Soon after, the couple were deported. A few days on, they were back in Flagstaff Gardens, with the group, doing their elegant exercises, radiating calm, speaking softly, amazed that anyone could find fault in a personal improvement system based on "Truth, Compassion and Forbearance".
"This is what we ask ourselves: 'What are they scared of?"' says Chris Comini. "The thing is, adhering to the principles of Falun Dafa makes you a much easier person to get along with. I'm from a traditional Greek family - but they don't mind it because they've seen how it's changed me. They see how everything rolls off me now. I'm more relaxed.
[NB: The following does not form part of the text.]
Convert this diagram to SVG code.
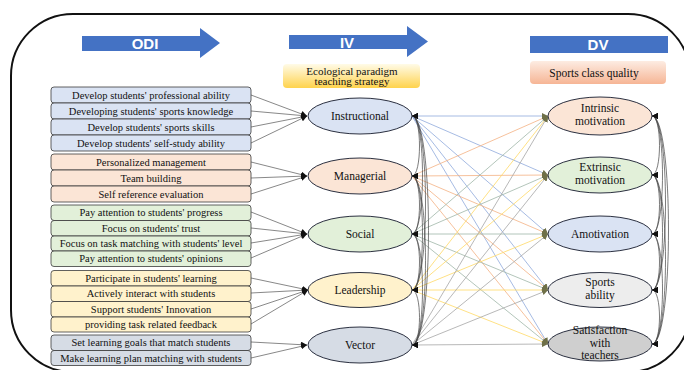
<svg xmlns="http://www.w3.org/2000/svg" width="684" height="370" viewBox="0 0 684 370">
<defs>
<linearGradient id="gY" x1="0" y1="0" x2="0" y2="1"><stop offset="0" stop-color="#fffbe8"/><stop offset="1" stop-color="#ffd34d"/></linearGradient>
<linearGradient id="gP" x1="0" y1="0" x2="0" y2="1"><stop offset="0" stop-color="#fdece2"/><stop offset="1" stop-color="#f6b595"/></linearGradient>
<marker id="ah" viewBox="0 0 10 10" refX="10" refY="5" markerWidth="6" markerHeight="6" markerUnits="userSpaceOnUse" orient="auto-start-reverse"><path d="M0,0 L10,5 L0,10 z" fill="#111"/></marker>
<marker id="ac" viewBox="0 0 10 10" refX="10" refY="5" markerWidth="6" markerHeight="6" markerUnits="userSpaceOnUse" orient="auto"><path d="M0,0 L10,5 L0,10 z" fill="#6f7048"/></marker>
<style>
.bx{stroke:#3a3a3a;stroke-width:0.8}
.b1{fill:#dae3f3}.b2{fill:#fbe5d6}.b3{fill:#e2f0d9}.b4{fill:#fff2cc}.b5{fill:#d6dce5}
.t{font-family:"Liberation Serif","Times New Roman",serif;font-size:10.5px;fill:#111;text-anchor:middle}
.te{font-family:"Liberation Serif","Times New Roman",serif;font-size:11.5px;fill:#111;text-anchor:middle}
.tl{font-family:"Liberation Serif","Times New Roman",serif;font-size:11px;fill:#111;text-anchor:middle}
.el{stroke:#2b3040;stroke-width:1}
.ar{fill:#4472c4}
.at{font-family:"Liberation Sans",Arial,sans-serif;font-size:15px;font-weight:bold;fill:#fff;text-anchor:middle}
.lc{stroke:#555;stroke-width:0.7;fill:none;marker-end:url(#ah)}
.cv{stroke:#444;stroke-width:0.7;fill:none;marker-start:url(#ah);marker-end:url(#ah)}
.x{stroke-width:0.8;fill:none;marker-end:url(#ac)}
.c1{stroke:#8faadc}.c2{stroke:#f4b183}.c3{stroke:#9fb6a8}.c4{stroke:#ffd966}.c5{stroke:#a6a6a6}
</style>
</defs>
<rect x="11" y="14" width="679" height="358" rx="62" ry="62" fill="#fff" stroke="#111" stroke-width="2"/>

<g id="arrow-odi"><polygon class="ar" points="82,36 200,36 200,28 220,43 200,58 200,51 82,51"/><text class="at" x="145" y="49">ODI</text></g>
<g id="arrow-iv"><polygon class="ar" points="289,35 407,35 407,26 428,41.5 407,57 407,49 289,49"/><text class="at" x="347" y="47.5">IV</text></g>
<g id="arrow-dv"><rect class="ar" x="530" y="36" width="138" height="17"/><text class="at" x="598" y="50">DV</text></g>
<g id="iv-label"><rect x="283" y="64" width="137" height="24" rx="4" fill="url(#gY)"/><text class="tl" x="352" y="74.5">Ecological paradigm</text><text class="tl" x="352" y="85">teaching strategy</text></g>
<g id="dv-label"><rect x="530" y="61" width="136" height="23" rx="4" fill="url(#gP)"/><text class="tl" x="594" y="76.5" style="font-size:11.5px">Sports class quality</text></g>

<g id="connectors">
<path class="lc" d="M251,95 L307,116"/><path class="lc" d="M251,111 L307,116"/><path class="lc" d="M251,127 L307,116"/><path class="lc" d="M251,143 L307,116"/>
<path class="lc" d="M251,162 L307,176"/><path class="lc" d="M251,178 L307,176"/><path class="lc" d="M251,194 L307,176"/>
<path class="lc" d="M251,212 L307,234"/><path class="lc" d="M251,228 L307,234"/><path class="lc" d="M251,243 L307,234"/><path class="lc" d="M251,258 L307,234"/>
<path class="lc" d="M251,278 L308,290"/><path class="lc" d="M251,293 L308,290"/><path class="lc" d="M251,309 L308,290"/><path class="lc" d="M251,324 L308,290"/>
<path class="lc" d="M251,342 L307,345"/><path class="lc" d="M251,358 L307,345"/>

<path class="x c1" d="M412,116 L548,116"/><path class="x c1" d="M412,116 L548,175"/><path class="x c1" d="M412,116 L548,234"/><path class="x c1" d="M412,116 L548,290"/><path class="x c1" d="M412,116 L548,344"/>
<path class="x c2" d="M412,176 L548,116"/><path class="x c2" d="M412,176 L548,175"/><path class="x c2" d="M412,176 L548,234"/><path class="x c2" d="M412,176 L548,290"/><path class="x c2" d="M412,176 L548,344"/>
<path class="x c3" d="M412,234 L548,116"/><path class="x c3" d="M412,234 L548,175"/><path class="x c3" d="M412,234 L548,234"/><path class="x c3" d="M412,234 L548,290"/><path class="x c3" d="M412,234 L548,344"/>
<path class="x c4" d="M412,290 L548,116"/><path class="x c4" d="M412,290 L548,175"/><path class="x c4" d="M412,290 L548,234"/><path class="x c4" d="M412,290 L548,290"/><path class="x c4" d="M412,290 L548,344"/>
<path class="x c5" d="M412,345 L548,116"/><path class="x c5" d="M412,345 L548,175"/><path class="x c5" d="M412,345 L548,234"/><path class="x c5" d="M412,345 L548,290"/><path class="x c5" d="M412,345 L548,344"/>

<path class="cv" d="M412,116 C422,116 422,176 412,176"/><path class="cv" d="M412,116 C426,116 426,234 412,234"/><path class="cv" d="M412,116 C430,116 430,290 412,290"/><path class="cv" d="M412,116 C434,116 434,345 412,345"/>
<path class="cv" d="M412,176 C422,176 422,234 412,234"/><path class="cv" d="M412,176 C426,176 426,290 412,290"/><path class="cv" d="M412,176 C430,176 430,345 412,345"/>
<path class="cv" d="M412,234 C422,234 422,290 412,290"/><path class="cv" d="M412,234 C426,234 426,345 412,345"/>
<path class="cv" d="M412,290 C422,290 422,345 412,345"/>

<path class="cv" d="M652,116 C662,116 662,175 652,175"/><path class="cv" d="M652,116 C666,116 666,234 652,234"/><path class="cv" d="M652,116 C670,116 670,290 652,290"/><path class="cv" d="M652,116 C674,116 674,344 652,344"/>
<path class="cv" d="M652,175 C662,175 662,234 652,234"/><path class="cv" d="M652,175 C666,175 666,290 652,290"/><path class="cv" d="M652,175 C670,175 670,344 652,344"/>
<path class="cv" d="M652,234 C662,234 662,290 652,290"/><path class="cv" d="M652,234 C666,234 666,344 652,344"/>
<path class="cv" d="M652,290 C662,290 662,344 652,344"/>
</g>

<g id="odi-instructional">
<rect class="bx b1" x="51" y="87" width="200" height="16" rx="3"/><text class="t" x="151" y="98.5">Develop students' professional ability</text>
<rect class="bx b1" x="51" y="103" width="200" height="16" rx="3"/><text class="t" x="151" y="114.5">Developing students' sports knowledge</text>
<rect class="bx b1" x="51" y="119" width="200" height="16" rx="3"/><text class="t" x="151" y="130.5">Develop students' sports skills</text>
<rect class="bx b1" x="51" y="135" width="200" height="16" rx="3"/><text class="t" x="151" y="146.5">Develop students' self-study ability</text>
</g>
<g id="odi-managerial">
<rect class="bx b2" x="51" y="154" width="200" height="16" rx="3"/><text class="t" x="151" y="165.5">Personalized management</text>
<rect class="bx b2" x="51" y="170" width="200" height="16" rx="3"/><text class="t" x="151" y="181.5">Team building</text>
<rect class="bx b2" x="51" y="186" width="200" height="16" rx="3"/><text class="t" x="151" y="197.5">Self reference evaluation</text>
</g>
<g id="odi-social">
<rect class="bx b3" x="51" y="205" width="200" height="15.5" rx="3"/><text class="t" x="151" y="216">Pay attention to students' progress</text>
<rect class="bx b3" x="51" y="220.5" width="200" height="15.5" rx="3"/><text class="t" x="151" y="231.5">Focus on students' trust</text>
<rect class="bx b3" x="51" y="236" width="200" height="15" rx="3"/><text class="t" x="151" y="247">Focus on task matching with students' level</text>
<rect class="bx b3" x="51" y="251" width="200" height="15.5" rx="3"/><text class="t" x="151" y="262">Pay attention to students' opinions</text>
</g>
<g id="odi-leadership">
<rect class="bx b4" x="51" y="270.5" width="200" height="15.5" rx="3"/><text class="t" x="151" y="281.5">Participate in students' learning</text>
<rect class="bx b4" x="51" y="286" width="200" height="15.5" rx="3"/><text class="t" x="151" y="297">Actively interact with students</text>
<rect class="bx b4" x="51" y="301.5" width="200" height="15.5" rx="3"/><text class="t" x="151" y="312.5">Support students' Innovation</text>
<rect class="bx b4" x="51" y="317" width="200" height="15" rx="3"/><text class="t" x="151" y="328">providing task related feedback</text>
</g>
<g id="odi-vector">
<rect class="bx b5" x="51" y="335" width="200" height="15.5" rx="3"/><text class="t" x="151" y="346">Set learning goals that match students</text>
<rect class="bx b5" x="51" y="350.5" width="200" height="15" rx="3"/><text class="t" x="151" y="361.5">Make learning plan matching with students</text>
</g>

<g id="iv-instructional"><ellipse class="el" cx="360" cy="116" rx="52" ry="18" fill="#dae3f3"/><text class="te" x="360" y="120">Instructional</text></g>
<g id="iv-managerial"><ellipse class="el" cx="360" cy="176" rx="52" ry="18" fill="#fbe5d6"/><text class="te" x="360" y="180">Managerial</text></g>
<g id="iv-social"><ellipse class="el" cx="360" cy="234" rx="52" ry="18" fill="#e2f0d9"/><text class="te" x="360" y="238">Social</text></g>
<g id="iv-leadership"><ellipse class="el" cx="360" cy="290" rx="52" ry="17.5" fill="#fff2cc"/><text class="te" x="360" y="294">Leadership</text></g>
<g id="iv-vector"><ellipse class="el" cx="360" cy="345" rx="52" ry="18" fill="#d6dce5"/><text class="te" x="360" y="349">Vector</text></g>

<g id="dv-intrinsic"><ellipse class="el" cx="600" cy="116" rx="52" ry="19" fill="#fbe5d6"/><text class="te" x="600" y="112">Intrinsic</text><text class="te" x="600" y="125">motivation</text></g>
<g id="dv-extrinsic"><ellipse class="el" cx="600" cy="175" rx="52" ry="18" fill="#e2f0d9"/><text class="te" x="600" y="171">Extrinsic</text><text class="te" x="600" y="184">motivation</text></g>
<g id="dv-amotivation"><ellipse class="el" cx="600" cy="234" rx="52" ry="18" fill="#dae3f3"/><text class="te" x="600" y="238">Amotivation</text></g>
<g id="dv-sports"><ellipse class="el" cx="600" cy="290" rx="52" ry="17.5" fill="#ededed"/><text class="te" x="600" y="286">Sports</text><text class="te" x="600" y="299">ability</text></g>
<g id="dv-satisfaction"><ellipse class="el" cx="600" cy="344" rx="52" ry="17" fill="#cfcfcf"/><text class="te" x="600" y="334">Satisfaction</text><text class="te" x="600" y="346.5">with</text><text class="te" x="600" y="359">teachers</text></g>
</svg>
I don't get all worked up about anything."
Perhaps this is what bothers the Chinese [party name omitted] Party: people in charge of their emotions, means people less prone to fear and, by association, less easy to control.
Yet, systems of personal cultivation, meditation and exercise have been a fixture of the Chinese cultural landscape for centuries; some learnt by large numbers of people, others kept within families or small schools.
For "thousands of years", the story goes, Falun Dafa was handed down from master to student in a lifelong exchange of knowledge from one man to another that played out over and over again. Says Jarrod Hall: "So, at any time, there were only two people in the world engaged in Falun Dafa. It was a full-time undertaking. They didn't have jobs or other commitments. They lived for Falun Dafa."
Ten years ago, a Mr Li Hongzhi brought a modified version of Falun Dafa to the wider world. "So you can work and have your life," Jarrod says.
Instead of being master of one student, Li Hongzhi became master of millions - the Chinese Government has said 40 million, the Falun Dafa literature claims up to 100 million people in 40 countries.
What about in Melbourne? The Flagstaff Gardens group don't really know. There's talk of 400 or so people. "But there could be a few thousand who are quietly doing the work in their own homes. No one can say, for sure."
Their own small scene seems to have developed as a series of one-on-one inspirational conversions over the past four years. Caterina Vereshaka, after trying yoga, tried Falun Gong - and found a new energy, a calm strength. This in turn inspired Chris Comini.
Jarrod Hall started reading the books and trying the exercises because Emma's friends kept talking about how much energy she seemed to have, and what a calm person she had become.
Four years ago, Emma was sitting with her mother, watching a group of Chinese devotees do their exercises. "It looked lovely."
Invited by the group to try the moves, Emma says "I walked away feeling as if I was floating. Everybody else walking around looked like zombies."